Another failure point is weak process ownership. If recruiting, HR, operations, and hiring managers all run different versions of the process, automation becomes uneven and hard to govern. Someone has to own the hiring workflow end to end.
Poor change management also slows adoption. Recruiters need to understand what the system now handles automatically and where their role shifts toward decision support, stakeholder management, and candidate quality. Hiring managers need clear expectations for turnaround times, scorecards, and approvals.
Then there is the temptation to automate everything at once. That can work if you are replacing your stack with one unified platform, but it still requires careful rollout. Start with the workflow backbone, then configure triggers, rules, and stage automation around it. Fast implementation matters, but clarity matters more.
A better operating model for hiring
If your team is serious about how to automate hiring process execution, think bigger than task automation. Build a hiring environment where every stage is connected, every action is tracked, and every routine workflow can run without manual intervention unless a person truly needs to step in.

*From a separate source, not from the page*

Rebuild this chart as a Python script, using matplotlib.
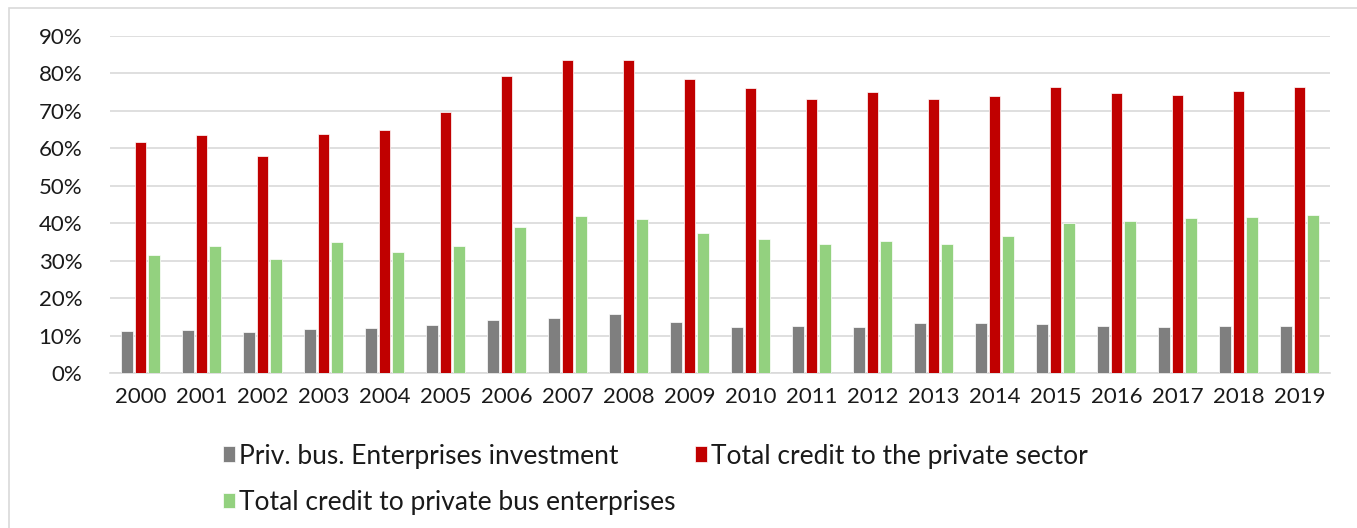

That changes the role of recruiting. Recruiters stop acting like traffic controllers for disconnected tools and start operating a system built for speed and control. Hiring managers get cleaner pipelines and faster decisions. Leadership gets visibility into bottlenecks, throughput, and quality. Candidates get a process that feels organized instead of improvised.
The companies that win on hiring in the next few years will not just have better recruiters. They will have better infrastructure. And once you see hiring as an operational system, the next move becomes obvious: automate the work that machines should handle, so your team can focus on the decisions that actually change the business.